ARD und ZDF dürfen sich dagegen schon auf 2013 freuen. Dann steigt die Rundfunkgebühr für Haushalte, die weder Radio noch Fernseher, dafür aber einen PC oder ein Smartphone besitzen, von 5,76 auf 17,98 Euro. Die "FAZ" sieht einen Zusammenhang mit der "Tagesschau"-App: "Wenn man für das Internet Gebühren verlangt, dann muss man natürlich auch etwas dafür bieten, ob die Nutzer es wollen oder nicht", kritisiert das Blatt. Von Rundfunkpolitikern erwartet es in dieser Causa nichts.

Der Rundfunkreferent des Hamburger Senats, Staatsrat Nikolas Hill, sieht die Sache differenziert: "Man wird genau darauf achten müssen, dass die ARD über das iPhone keine veränderten Inhalte anbietet", sagt er. Wenn die "Tagesschau"-App aber identisch mit den Angeboten sein sollte, die es für andere Mobilplattformen gibt, sei das nicht zu beanstanden. ARD und ZDF müsse jeder Verbreitungsweg offenstehen.

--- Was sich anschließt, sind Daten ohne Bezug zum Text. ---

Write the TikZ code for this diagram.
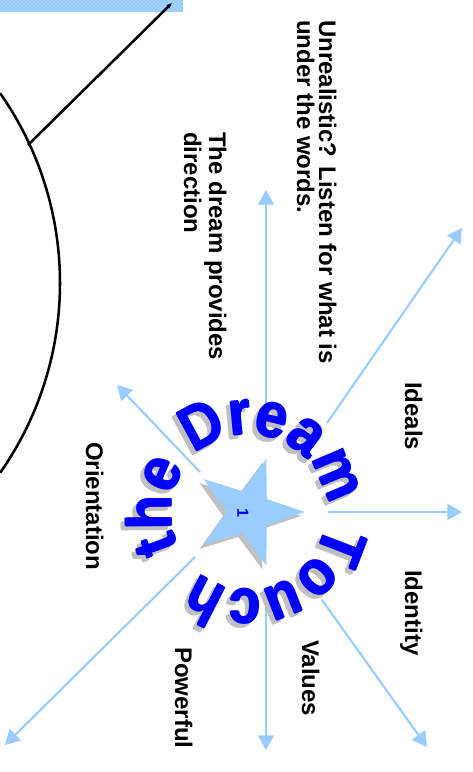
\documentclass[tikz,border=0pt]{standalone}
\usepackage{fontspec}
\setmainfont{Liberation Sans}
\usetikzlibrary{arrows.meta,patterns}
\definecolor{arrowblue}{HTML}{99CCFF}
\definecolor{ringblue}{HTML}{0000FF}
\definecolor{shadowgray}{HTML}{C0C0C0}
\definecolor{bandblue}{HTML}{8EC8FF}
\newcommand\starpath{(0:42pt)--(36:16.5pt)--(72:42pt)--(108:16.5pt)--(144:42pt)--(180:16.5pt)--(216:42pt)--(252:16.5pt)--(288:42pt)--(324:16.5pt)--cycle}
\newcommand\ringletters{t/200.0, h/180.5, e/156.4, D/118.4, r/95.4, e/75.9, a/52.9, m/23.0, T/-21.0, o/-43.8, u/-68.6, c/-92.6, h/-117.0}
\newcommand\thickoffsets{0/0, 0.9/0, -0.9/0, 0/0.9, 0/-0.9}
\begin{document}
\begin{tikzpicture}[x=0.75pt,y=0.75pt,
  lbl/.style={rotate=-90, anchor=base west, inner sep=0pt, font=\fontsize{18pt}{20pt}\selectfont\bfseries},
  ray/.style={draw=arrowblue, line width=1.6pt, -{Triangle[length=11pt,width=12pt]}},
  blackline/.style={draw=black, line width=1.9pt},
  ringletter/.style={anchor=base, inner sep=0pt, font=\fontsize{47pt}{47pt}\selectfont\bfseries}]
\useasboundingbox (0,0) rectangle (472,-772);
% band
\fill[bandblue] (0,0) rectangle (183,-12);
\fill[pattern=crosshatch dots, pattern color=white] (0,0) rectangle (183,-12);
% big arc
\begin{scope}
\clip (0,0) rectangle (472,-772);
\draw[blackline] ([shift={(35:248.1pt)}]-270.8,-283) arc[start angle=35,end angle=-35,radius=248.1pt];
\end{scope}
% black line
\coordinate (lfoot) at (28,-145);
\coordinate (ltop) at (172,-3);
\draw[blackline, -{Latex[length=4pt,width=4pt]}] (lfoot) -- (ltop);
% arrows
\coordinate (upS) at (266,-410);       \coordinate (upE) at (266,-190);
\coordinate (urS) at (327,-423);       \coordinate (urE) at (462,-228);
\coordinate (rS) at (328,-512);        \coordinate (rE) at (462,-512);
\coordinate (drS) at (322,-600);       \coordinate (drE) at (427,-747);
\coordinate (dS) at (266,-600);        \coordinate (dE) at (266,-750);
\coordinate (dlS) at (195,-557);       \coordinate (dlE) at (5,-745);
\coordinate (ulS) at (200,-472);       \coordinate (ulE) at (117,-385);
\draw[ray] (upS) -- (upE);
\draw[ray] (urS) -- (urE);
\draw[ray] (rS) -- (rE);
\draw[ray] (drS) -- (drE);
\draw[ray] (dS) -- (dE);
\draw[ray] (dlS) -- (dlE);
\draw[ray] (ulS) -- (ulE);
% star
\begin{scope}[shift={(245,-516)}]
\fill[shadowgray] \starpath;
\end{scope}
\begin{scope}[shift={(249,-512)}]
\fill[arrowblue] \starpath;
\end{scope}
% ring text: shadow, then letters (slightly emboldened by small offsets)
\foreach \dx/\dy [count=\k] in \thickoffsets {
  \foreach \ch/\ang [count=\i] in \ringletters {
    \node[ringletter, text=shadowgray, rotate=\ang-90] (rs\i-\k) at ([shift={(\ang:58.5pt)}]245+\dx,-516+\dy) {\scalebox{0.9}[1]{\ch}};
  }
}
\foreach \dx/\dy [count=\k] in \thickoffsets {
  \foreach \ch/\ang [count=\i] in \ringletters {
    \node[ringletter, text=ringblue, rotate=\ang-90] (rl\i-\k) at ([shift={(\ang:58.5pt)}]249+\dx,-512+\dy) {\scalebox{0.9}[1]{\ch}};
  }
}
% number
\node[rotate=-90, text=ringblue, inner sep=0pt, font=\fontsize{12pt}{12pt}\selectfont\bfseries] (num) at (243,-513) {1};
% labels
\node[lbl] (ideals) at (405,-382) {Ideals};
\node[lbl] (identity) at (405,-570) {Identity};
\node[lbl] (values) at (302,-640) {Values};
\node[lbl] (powerful) at (175,-647) {Powerful};
\node[lbl] (orient) at (86,-442) {Orientation};
\node[lbl] (unreal1) at (319,-20) {Unrealistic? Listen for what is};
\node[lbl] (unreal2) at (297,-20) {under the words.};
\node[lbl] (dream1) at (209,-132) {The dream provides};
\node[lbl] (dream2) at (184,-132) {direction};
\end{tikzpicture}
\end{document}
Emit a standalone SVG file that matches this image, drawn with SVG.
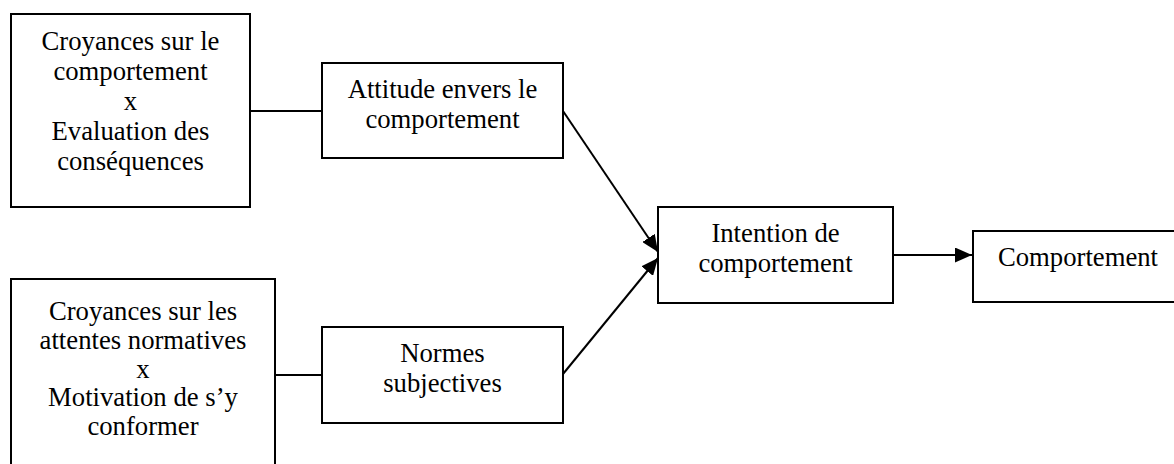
<svg xmlns="http://www.w3.org/2000/svg" width="1174" height="464" viewBox="0 0 1174 464">
<style>
.box{fill:#fff;stroke:#000;stroke-width:2}
.t{font-family:"Liberation Serif","Times New Roman",serif;font-size:26.7px;fill:#000;text-anchor:middle}
.c{stroke:#000;stroke-width:2;fill:none}
</style>
<defs>
<marker id="ah" markerUnits="userSpaceOnUse" markerWidth="18" markerHeight="15" refX="17" refY="7.5" orient="auto">
<path d="M0,0 L17,7.5 L0,15 z" fill="#000"/>
</marker>
</defs>
<rect width="1174" height="464" fill="#fff"/>
<g id="connectors">
<line class="c" x1="250" y1="111" x2="322" y2="111"/>
<line class="c" x1="275" y1="375" x2="322" y2="375"/>
<line class="c" x1="563" y1="111" x2="658" y2="252" marker-end="url(#ah)"/>
<line class="c" x1="563" y1="374" x2="658" y2="258" marker-end="url(#ah)"/>
<line class="c" x1="893" y1="255" x2="972" y2="255" marker-end="url(#ah)"/>
</g>
<g id="croyances-comportement">
<rect class="box" x="11" y="14" width="239" height="193"/>
<text class="t" x="130.5" y="50">Croyances sur le</text>
<text class="t" x="130.5" y="80">comportement</text>
<text class="t" x="130.5" y="110">x</text>
<text class="t" x="130.5" y="140">Evaluation des</text>
<text class="t" x="130.5" y="170">conséquences</text>
</g>
<g id="croyances-normatives">
<rect class="box" x="11" y="279" width="264" height="200"/>
<text class="t" x="143" y="320">Croyances sur les</text>
<text class="t" x="143" y="349">attentes normatives</text>
<text class="t" x="143" y="378">x</text>
<text class="t" x="143" y="406">Motivation de s’y</text>
<text class="t" x="143" y="435">conformer</text>
</g>
<g id="attitude">
<rect class="box" x="322" y="63" width="241" height="95"/>
<text class="t" x="442.5" y="98">Attitude envers le</text>
<text class="t" x="442.5" y="128">comportement</text>
</g>
<g id="normes">
<rect class="box" x="322" y="327" width="241" height="96"/>
<text class="t" x="442.5" y="362">Normes</text>
<text class="t" x="442.5" y="392">subjectives</text>
</g>
<g id="intention">
<rect class="box" x="658" y="207" width="235" height="96"/>
<text class="t" x="775.5" y="242">Intention de</text>
<text class="t" x="775.5" y="272">comportement</text>
</g>
<g id="comportement">
<rect class="box" x="973" y="231" width="211" height="71"/>
<text class="t" x="1078" y="266">Comportement</text>
</g>
</svg>
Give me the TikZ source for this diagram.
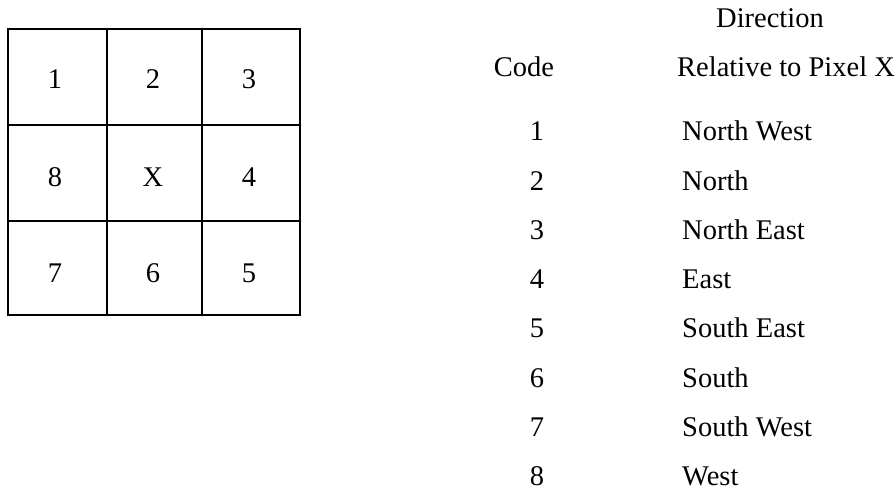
\documentclass[tikz,border=0pt]{standalone}
\usepackage{fontspec}
\setmainfont{Liberation Serif}
\begin{document}
\begin{tikzpicture}[x=1pt,y=-1pt,
  txt/.style={font=\fontsize{28.5}{30}\selectfont, inner sep=0pt},
  cell/.style={txt, anchor=base},
  grid line/.style={line width=2.2pt, line cap=rect}]
\useasboundingbox (0,0) rectangle (896,497);
% grid
\coordinate (g00) at (8,29);
\coordinate (g11) at (300,315);
\draw[grid line] (g00) rectangle (g11);
\draw[grid line] (107,29) -- (107,315);
\draw[grid line] (202,29) -- (202,315);
\draw[grid line] (8,125) -- (300,125);
\draw[grid line] (8,221) -- (300,221);
\node[cell] (c1) at (55,89) {1};
\node[cell] (c2) at (153,89) {2};
\node[cell] (c3) at (249,89) {3};
\node[cell] (c8) at (55,186) {8};
\node[cell] (cx) at (153,186) {X};
\node[cell] (c4) at (249,186) {4};
\node[cell] (c7) at (55,282) {7};
\node[cell] (c6) at (153,282) {6};
\node[cell] (c5) at (249,282) {5};
% table
\node[txt, anchor=base] (hdir) at (770,28) {Direction};
\node[txt, anchor=base] (hcode) at (524,77) {Code};
\node[txt, anchor=base] (hrel) at (786,77) {Relative to Pixel X};
\foreach \n/\d [count=\i from 0] in {1/North West,2/North,3/North East,4/East,5/South East,6/South,7/South West,8/West}{
  \node[txt, anchor=base] (k\n) at (537,{141+49.2*\i}) {\n};
  \node[txt, anchor=base west] (d\n) at (682,{141+49.2*\i}) {\d};
}
\end{tikzpicture}
\end{document}
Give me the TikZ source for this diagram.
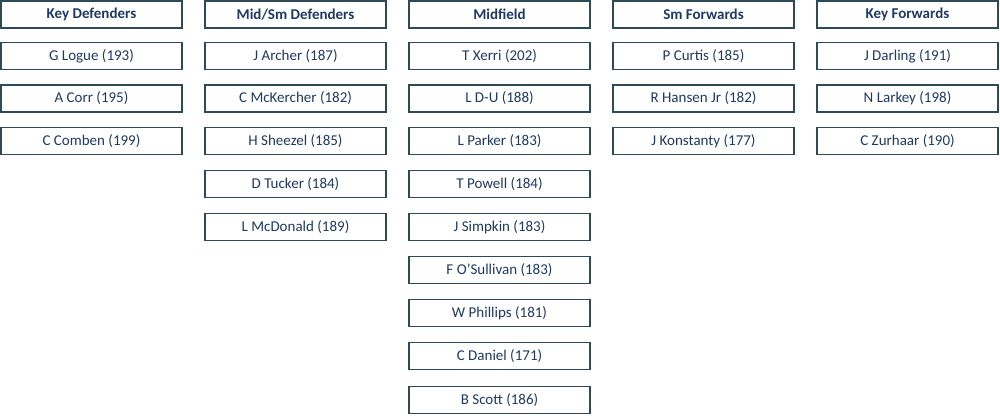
\documentclass[tikz,border=0pt]{standalone}
\usepackage{fontspec}
\setmainfont{Carlito}
\definecolor{navy}{HTML}{1F3864}
\definecolor{edge}{HTML}{2E4A57}
\tikzstyle{headBox}=[shape = rectangle, draw = edge, line width = 1.5pt, minimum width = 181pt, minimum height = 27pt, inner sep = 0pt, text = navy, font = \fontsize{15}{17}\selectfont\bfseries]
\tikzstyle{playerBox}=[shape = rectangle, draw = edge, line width = 1.5pt, minimum width = 181pt, minimum height = 27pt, inner sep = 0pt, text = navy, font = \fontsize{15}{17}\selectfont]

\begin{document}
\begin{tikzpicture}[x = 1pt, y = 1pt]
\useasboundingbox (0,0) rectangle (1000,-418);
% column headers
\node[headBox] (h0) at (91.5,-14.5) {Key Defenders};
\node[headBox] (h1) at (295.5,-14.5) {Mid/Sm Defenders};
\node[headBox] (h2) at (499.5,-14.5) {Midfield};
\node[headBox] (h3) at (703.5,-14.5) {Sm Forwards};
\node[headBox] (h4) at (907.5,-14.5) {Key Forwards};
% key defenders
\node[playerBox] (p00) at (91.5,-56) {G Logue (193)};
\node[playerBox] (p01) at (91.5,-98.5) {A Corr (195)};
\node[playerBox] (p02) at (91.5,-141) {C Comben (199)};
% mid/sm defenders
\node[playerBox] (p10) at (295.5,-56) {J Archer (187)};
\node[playerBox] (p11) at (295.5,-98.5) {C McKercher (182)};
\node[playerBox] (p12) at (295.5,-141) {H Sheezel (185)};
\node[playerBox] (p13) at (295.5,-184) {D Tucker (184)};
\node[playerBox] (p14) at (295.5,-227) {L McDonald (189)};
% midfield
\node[playerBox] (p20) at (499.5,-56) {T Xerri (202)};
\node[playerBox] (p21) at (499.5,-98.5) {L D-U (188)};
\node[playerBox] (p22) at (499.5,-141) {L Parker (183)};
\node[playerBox] (p23) at (499.5,-184) {T Powell (184)};
\node[playerBox] (p24) at (499.5,-227) {J Simpkin (183)};
\node[playerBox] (p25) at (499.5,-270) {F O’Sullivan (183)};
\node[playerBox] (p26) at (499.5,-313) {W Phillips (181)};
\node[playerBox] (p27) at (499.5,-356) {C Daniel (171)};
\node[playerBox] (p28) at (499.5,-400) {B Scott (186)};
% sm forwards
\node[playerBox] (p30) at (703.5,-56) {P Curtis (185)};
\node[playerBox] (p31) at (703.5,-98.5) {R Hansen Jr (182)};
\node[playerBox] (p32) at (703.5,-141) {J Konstanty (177)};
% key forwards
\node[playerBox] (p40) at (907.5,-56) {J Darling (191)};
\node[playerBox] (p41) at (907.5,-98.5) {N Larkey (198)};
\node[playerBox] (p42) at (907.5,-141) {C Zurhaar (190)};
\end{tikzpicture}
\end{document}
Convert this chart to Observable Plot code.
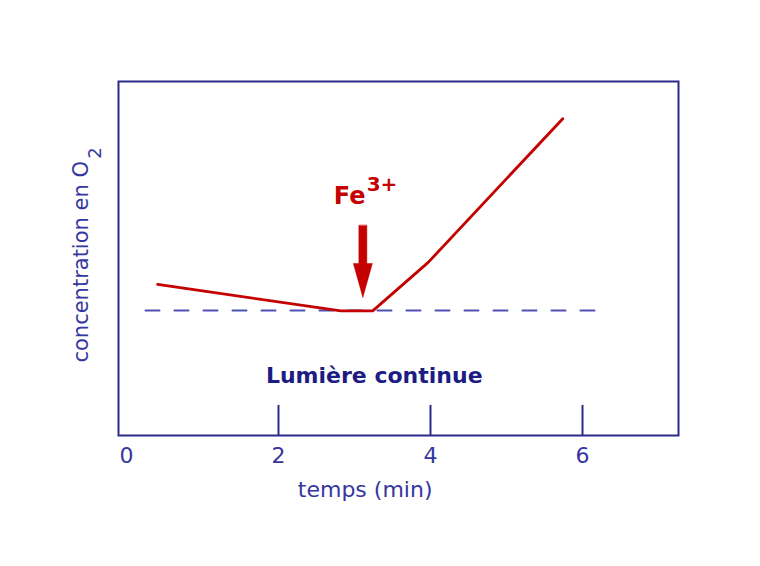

Ob die Internet- und Mobilangebote der ARD überhaupt dem öffentlich-rechtlichen Auftrag entsprechen, ist ungewiss. Gegen das im Juni von der ARD vorgelegte "Telemedienkonzept tagesschau.de" gab es Einwendungen, die NDR-Intendant Lutz Marmor erwiderte, dessen Sender die "Tagesschau" verantwortet. Die ARD-Gremien müssen bis zum 31. August 2010 in der Sache - und damit auch über die App - abschließend entscheiden.